Et puis il y aura l'assassinat d'Ernest Manirumva en 2009, le plan "Safisha' contre les FNL après les élections de 2010, les formations paramilitaires des Imbonerakure à l'Est de la République Démocratique du Congo, etc. Il est retourné en prison en mai 2014 et en est sorti quatre mois plus tard grâce à un mouvement citoyen inédit "Campagne du Vendredi Vert", prélude de la contestation du troisième mandat de Nkurunziza, et à la mobilisation de la communauté internationale. En tant que leader du Mouvement Halte au Troisième Mandat, il a été blessé de deux balles à la tête le 03 août 2015, sur ordre du SNR (services secrets) qui voulait venger la mort du Général Adolphe Nshimirimana tué la veille. "Ils ont dit que j'étais plus Tutsi que les Tutsi", m'a-t-il confié un jour. Comme si cela ne suffisait pas, son gendre et son fils seront également tués en octobre et novembre 2015.

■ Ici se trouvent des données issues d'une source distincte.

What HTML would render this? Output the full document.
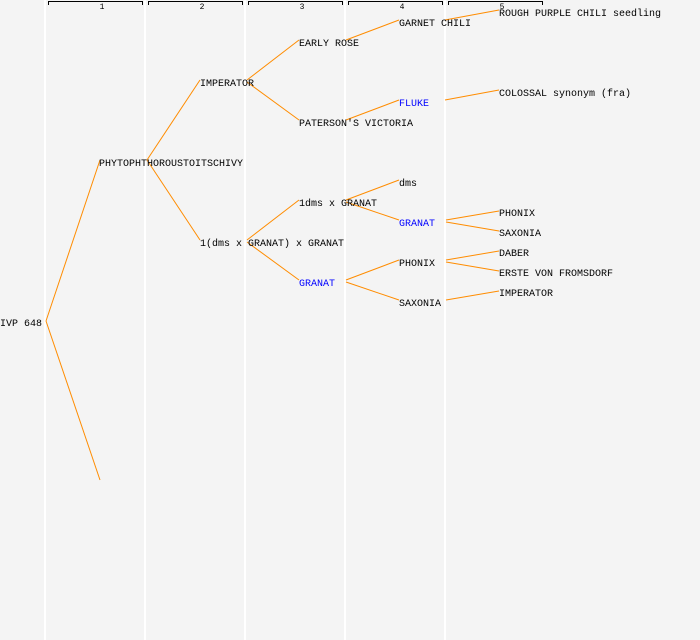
<!DOCTYPE html>
<html><head><meta charset="utf-8"><style>
html,body{margin:0;padding:0;background:#f4f4f4}
svg{display:block}
text{font-family:"Liberation Mono",monospace;font-size:10px;fill:#000}
.b{fill:#0000ff}
.n{font-size:8px;text-anchor:middle}
</style></head><body>
<svg width="700" height="640" viewBox="0 0 700 640" xmlns="http://www.w3.org/2000/svg">
<rect width="700" height="640" fill="#f4f4f4"/>
<g stroke="#ffffff" stroke-width="2">
<line x1="45" y1="0" x2="45" y2="640"/><line x1="145" y1="0" x2="145" y2="640"/>
<line x1="245" y1="0" x2="245" y2="640"/><line x1="345" y1="0" x2="345" y2="640"/>
<line x1="445" y1="0" x2="445" y2="640"/>
</g>
<g stroke="#000" stroke-width="1" fill="none">
<path d="M48.5,5V1.5H142.5V5"/><path d="M148.5,5V1.5H242.5V5"/><path d="M248.5,5V1.5H342.5V5"/>
<path d="M348.5,5V1.5H442.5V5"/><path d="M448.5,5V1.5H542.5V5"/>
</g>
<text class="n" x="102" y="9">1</text><text class="n" x="202" y="9">2</text><text class="n" x="302" y="9">3</text><text class="n" x="402" y="9">4</text><text class="n" x="502" y="9">5</text>
<g stroke="#ff8c00" stroke-width="1" fill="none">
<line x1="46" y1="321" x2="100" y2="160"/><line x1="46" y1="321" x2="100" y2="480"/>
<line x1="147" y1="160" x2="200" y2="80"/><line x1="147" y1="160" x2="200" y2="240"/>
<line x1="247" y1="80" x2="299" y2="40"/><line x1="247" y1="82" x2="299" y2="120"/>
<line x1="346" y1="40" x2="399" y2="20"/><line x1="346" y1="120" x2="399" y2="100"/>
<line x1="445" y1="20" x2="499" y2="10"/><line x1="445" y1="100" x2="499" y2="90"/>
<line x1="247" y1="240" x2="299" y2="200"/><line x1="247" y1="242" x2="299" y2="280"/>
<line x1="346" y1="200" x2="399" y2="180"/><line x1="346" y1="202" x2="399" y2="220"/>
<line x1="346" y1="280" x2="399" y2="260"/><line x1="346" y1="282" x2="399" y2="300"/>
<line x1="446" y1="220" x2="499" y2="211"/><line x1="446" y1="222" x2="499" y2="231"/>
<line x1="446" y1="260" x2="499" y2="251"/><line x1="446" y1="262" x2="499" y2="271"/>
<line x1="446" y1="300" x2="499" y2="291"/>
</g>
<text x="0" y="326">IVP 648</text>
<text x="99" y="166">PHYTOPHTHOROUSTOITSCHIVY</text>
<text x="200" y="86">IMPERATOR</text>
<text x="200" y="246">1(dms x GRANAT) x GRANAT</text>
<text x="299" y="46">EARLY ROSE</text>
<text x="299" y="126">PATERSON'S VICTORIA</text>
<text x="299" y="206">1dms x GRANAT</text>
<text x="299" y="286" class="b">GRANAT</text>
<text x="399" y="26">GARNET CHILI</text>
<text x="399" y="106" class="b">FLUKE</text>
<text x="399" y="186">dms</text>
<text x="399" y="226" class="b">GRANAT</text>
<text x="399" y="266">PHONIX</text>
<text x="399" y="306">SAXONIA</text>
<text x="499" y="16">ROUGH PURPLE CHILI seedling</text>
<text x="499" y="96">COLOSSAL synonym (fra)</text>
<text x="499" y="216">PHONIX</text>
<text x="499" y="236">SAXONIA</text>
<text x="499" y="256">DABER</text>
<text x="499" y="276">ERSTE VON FROMSDORF</text>
<text x="499" y="296">IMPERATOR</text>
</svg>
</body></html>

Cet homme qui a tant souffert n'a aucune parcelle de haine ou de rancune dans son coeur. Je l'ai côtoyé à plusieurs reprises, il ne veut du mal à personne. Pierre Nkurunziza s'est gravement trompé de cible le 03 août 2015, je ne doute pas que Pierre-Claver Mbonimpa sera son meilleur avocat le moment venu. Et le Dieu que Nkurunziza cite souvent en a décidé autrement: Mbonimpa devait survivre et rester témoin ! Décidément, le Dieu n'appartient pas à Nkurunziza comme il aime le raconter, c'est le Dieu de tous les burundais et du Burundi.

Ma récente découverte sur Mbonimpa: il a appris le maniement des armes avec Denise Nkurunziza alors qu'ils étaient en formation d'officiers de la PAFE ! Qui l'aurait imaginé?

Longue vie à Mutama. Restons debout.